Best restore strategy - recording metadata

pfroehlich · June 29, 2025, 7:26am

Hi,
I am restoring 500GBytes to a fresh Windows 11 PC after the original PC was unfortunately stolen. Running Duplicati - 2.1.0.5_stable_2025-03-04.

At 4:08 a.m. the restore stalls (verbose logs stop at that time). As it happened two nights in a row at the identical time, surely it is cause by 24h forced internet disruption by my ISP. It’ll break TCP connections, apparantly no recovery possible.

Question: would --no-connection-reuse = true help to recover?

My initial restore was “from configuration”, but without prior recreation of the backup set. I restore to C:\ instead of Z:. The restore stalled with 160GB left to restore. All time stamps of the restored file were the current (restore) time.

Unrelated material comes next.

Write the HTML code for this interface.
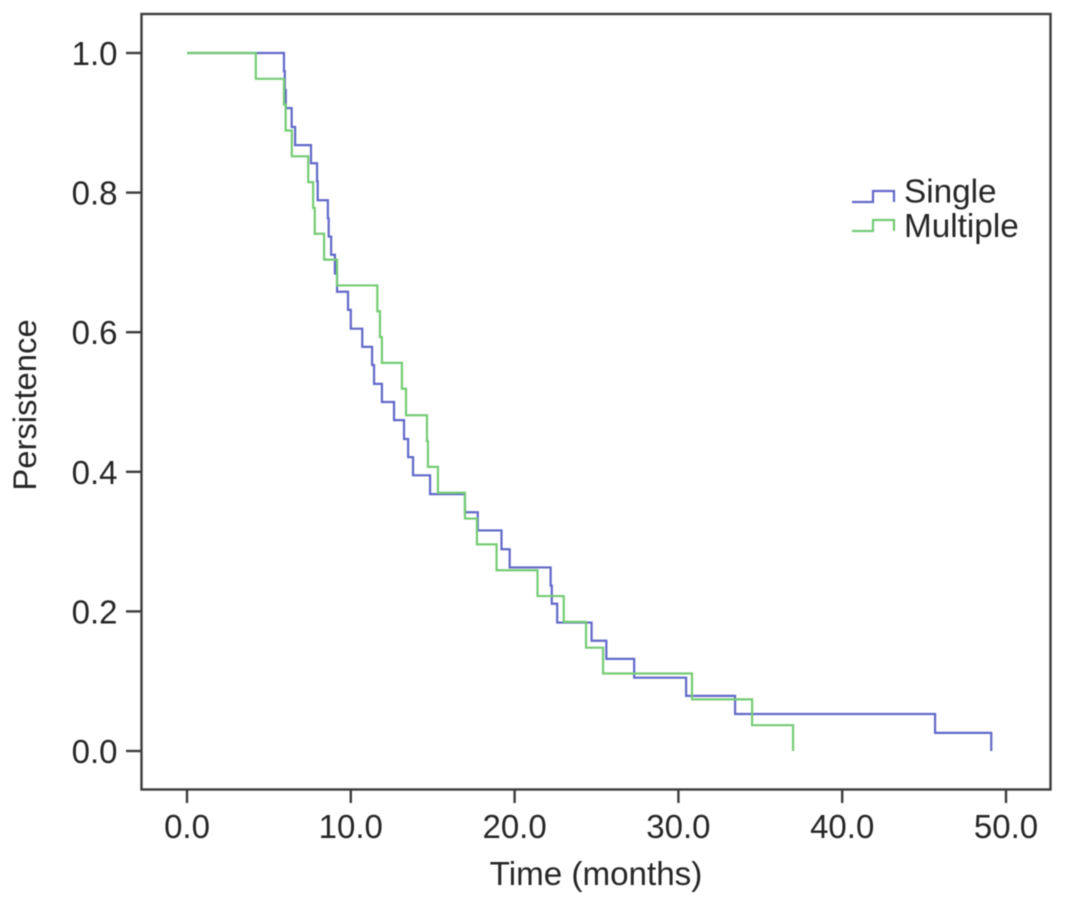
<!DOCTYPE html>
<html lang="en">
<head>
<meta charset="utf-8">
<title>Persistence curve</title>
<style>
html,body{margin:0;padding:0;background:#fff;width:1065px;height:904px;overflow:hidden}
svg{display:block;position:absolute;left:0;top:0}
text{font-family:"Liberation Sans",Arial,sans-serif;fill:#262626}
.soft{filter:blur(0.6px)}
</style>
</head>
<body>
<svg id="chart" width="1065" height="904" viewBox="0 0 1065 904" xmlns="http://www.w3.org/2000/svg">
  <rect x="0" y="0" width="1065" height="904" fill="#ffffff"/>
  <g class="soft">
    <rect x="141.5" y="14" width="909" height="775.5" fill="none" stroke="#3c3c3c" stroke-width="2.4"/>
    <g id="ticks"></g>
    <g id="series"></g>
    <text transform="translate(36 405) rotate(-90)" text-anchor="middle" font-size="32.8">Persistence</text>
    <text x="596" y="885" text-anchor="middle" font-size="33.2">Time (months)</text>
    <g>
      <g>
        <path d="M852 202H873V191H894V202" fill="none" stroke="#6168c8" stroke-width="2.2"/>
        <text x="904" y="202.5" font-size="33.3">Single</text>
      </g>
      <g>
        <path d="M852 231H873V220H894V231" fill="none" stroke="#74cc74" stroke-width="2.2"/>
        <text x="904" y="237" font-size="33.3">Multiple</text>
      </g>
    </g>
  </g>
</svg>
<script>
const xTickValues = [0, 10, 20, 30, 40, 50];
const yTickValues = [0, 0.2, 0.4, 0.6, 0.8, 1];
const singleTimes = [5.92,5.97,6.03,6.39,6.6,7.57,7.94,7.98,8.6,8.65,8.8,9.03,9.16,9.83,10.0,10.7,11.3,11.42,11.9,12.64,13.25,13.5,13.8,14.84,16.97,17.75,19.2,19.7,22.2,22.27,22.6,24.7,25.6,27.3,30.47,33.46,45.67,49.1];
const singlePersistence = [.974,.947,.921,.894,.868,.842,.816,.789,.763,.737,.711,.684,.658,.632,.605,.579,.553,.526,.5,.474,.447,.421,.395,.368,.342,.316,.289,.263,.237,.211,.184,.158,.132,.105,.079,.053,.026,0];
const multipleTimes = [4.2,5.92,6.02,6.4,7.4,7.7,7.8,8.37,9.16,11.62,11.78,11.9,13.12,13.37,14.65,14.71,15.32,16.97,17.7,18.9,21.4,23.0,24.36,25.4,30.83,34.5,37.0];
const multiplePersistence = [.963,.926,.889,.852,.815,.778,.741,.704,.667,.63,.593,.556,.519,.481,.444,.407,.37,.333,.296,.259,.222,.185,.148,.111,.074,.037,0];

const NS = 'http://www.w3.org/2000/svg';
const xScale = t => 187 + t * (1006 - 187) / 50;
const yScale = v => 751 - v * (751 - 53);
const ticks = document.getElementById('ticks');
const series = document.getElementById('series');

function line(x1, y1, x2, y2) {
  const el = document.createElementNS(NS, 'line');
  el.setAttribute('x1', x1);
  el.setAttribute('y1', y1);
  el.setAttribute('x2', x2);
  el.setAttribute('y2', y2);
  el.setAttribute('stroke', '#3c3c3c');
  el.setAttribute('stroke-width', '2.4');
  return el;
}
function label(x, y, anchor, str) {
  const el = document.createElementNS(NS, 'text');
  el.setAttribute('x', x);
  el.setAttribute('y', y);
  el.setAttribute('text-anchor', anchor);
  el.setAttribute('font-size', '33');
  el.textContent = str;
  return el;
}
xTickValues.forEach(v => {
  const t = line(xScale(v), 789.5, xScale(v), 803);
  
  
  ticks.appendChild(t);
  const l = label(xScale(v), 838, 'middle', v.toFixed(1));
  
  
  ticks.appendChild(l);
});
yTickValues.forEach(v => {
  const t = line(126, yScale(v), 141.5, yScale(v));
  
  
  ticks.appendChild(t);
  const l = label(117.5, yScale(v) + 12, 'end', v.toFixed(1));
  
  
  ticks.appendChild(l);
});
function stepPath(times, values) {
  let d = 'M' + xScale(0) + ' ' + yScale(1);
  times.forEach((t, i) => {
    d += 'H' + xScale(t).toFixed(2) + 'V' + yScale(values[i]).toFixed(2);
  });
  return d;
}
const singleLine = document.createElementNS(NS, 'path');


singleLine.setAttribute('d', stepPath(singleTimes, singlePersistence));
singleLine.setAttribute('fill', 'none');
singleLine.setAttribute('stroke', '#6168c8');
singleLine.setAttribute('stroke-width', '2.2');
series.appendChild(singleLine);
const multipleLine = document.createElementNS(NS, 'path');


multipleLine.setAttribute('d', stepPath(multipleTimes, multiplePersistence));
multipleLine.setAttribute('fill', 'none');
multipleLine.setAttribute('stroke', '#74cc74');
multipleLine.setAttribute('stroke-width', '2.2');
series.appendChild(multipleLine);
</script>
</body>
</html>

I now recreated the backup set (never run), and restored from there. It found existing files, and claimed to restore the remaining ~2200 files / 169 GB. Verbose log recorded only entries like " Recording metadata from remote data: C:\Daten...". During the night the restore stalled again. I did find some files with older time stamps. After ~20h it had not started restoring any files, yet. I tried restoring only a subfolder (9 GB with 1GB yet left to restore), but this has been running for a couple of hours already, still in the process of recording metadata.

EDIT: the restore of the subfolder just finished after roughly 2 hours with all time stamps succesfully restored.

Question: I do need to restore all the information quickly, irrespective of metadata. Can I run a restore with --skip-metadata = true set and still later recover the time stamps / metadata by re-running the restore with --skip-metadata = false?

EDIT: it appears that --skip-metadata = false has no influence on the restore strategy. As the metadata is already stored in the remote data set, apparently it always gets restored. It would be nice if a restore strategy could prioritize getting missing files first before fixing metadata for already existing files!

Thanks a million for any help! I need to get my dad up an runing again, maybe other “family admins” can relate

Cheers
Peter

Duplicati is fabulous, thank you all for your work!

kenkendk · July 3, 2025, 9:24am

Hi @pfroehlich, welcome to the forum

It should not. Duplicati will reuse a “backend instance” for multiple operations for performance reasons. This is important for things like Google Drive where it needs to fetch the target folder ID which can be a bit slow. If there is any failure on a connection, Duplicati will discard that backend instance and create a new, to make sure it does not end up in a loop where a cached value is wrong.

The option --no-connection-reuse simply toggles always discarding a backend instance, no matter if there are errors or not.

In your case, it seems like there is a timeout, but it does not trigger, and hangs instead.
For the canary builds, we have rebuilt timeout detection in a number of ways, so I think this will be more resilient against this type of outage.

The canary builds have a new restore algorithm that saves quite some time.

I have not tested that, but it should work. When you restore the second time, make sure you choose “overwrite” so it does not create multiple copies.

Duplicati will then check that the file already exists, and not restore it again. It should detect that the metadata is incorrect and apply the metadata only. You can perhaps try with a small sample to verify, as this a bit of an edge case that we have not built specifically for.

Thanks for the praise!

pfroehlich · July 3, 2025, 12:22pm

Hi @kenkendk, thank you for your kind and thorough answer.

I have successfully restored the ~450 GByte (from OneDrive) and recovered all my data.

I’ll summarize my learnings:

I first restored from the configuration, but without creating the backup set first, I believe it would have been better to recreate the backup set as first step. This restore process got suspend about half way through when my ISP did the forced dis- and reconnect. Most (or all?) files had the current data as file date.
My second run was again on the full set but with the backup set created first and then restore started from the backup set. The majority if not all of the 20 hours until the next disconnect when the process stalled again was spent “recording metadata”. Then I had both, files with original but also with current date.
After that I chose smaller portions of data, selected by subfolder(s), and each completed flawlessly. Also there, considerable time was spent on “recording metadata”.
When I had finished restoring all parts, I went back to restoring the full data set, just to make sure I had not missed anything. This, however, I had to cancel, because it would again “record metadata” seamingly for every file in the set. I had expected that it would quickly finish as all metadata had been recorded in a previous run, but apparently all files are scanned again.
I changed the drive letter in the backup set, as that had changed, and ran a subsequent backup. That took about 2 hours and went smoothly, although it claimed to change the creation date from something like 1.1.1901 to the true file creation data.

Great, that dev releases promise a faster restore. To me speed is not really critical, but recovery after losing connectivity would have made a major difference in this case. I don’t understand the metadata recording thing, my hope would have been that on subsequent runs it would not parse the files again.

Note: I always chose “overwrite”. It tried with --skip-metadata = false, but that would have no effect on the restore process, it would still “record metatada” for each file.

I am happy that my dad’s files were all recovered. I had set him up with automated and unattended Duplicati backups and achieved 100% recovery when it was needed.

Thanks!
Peter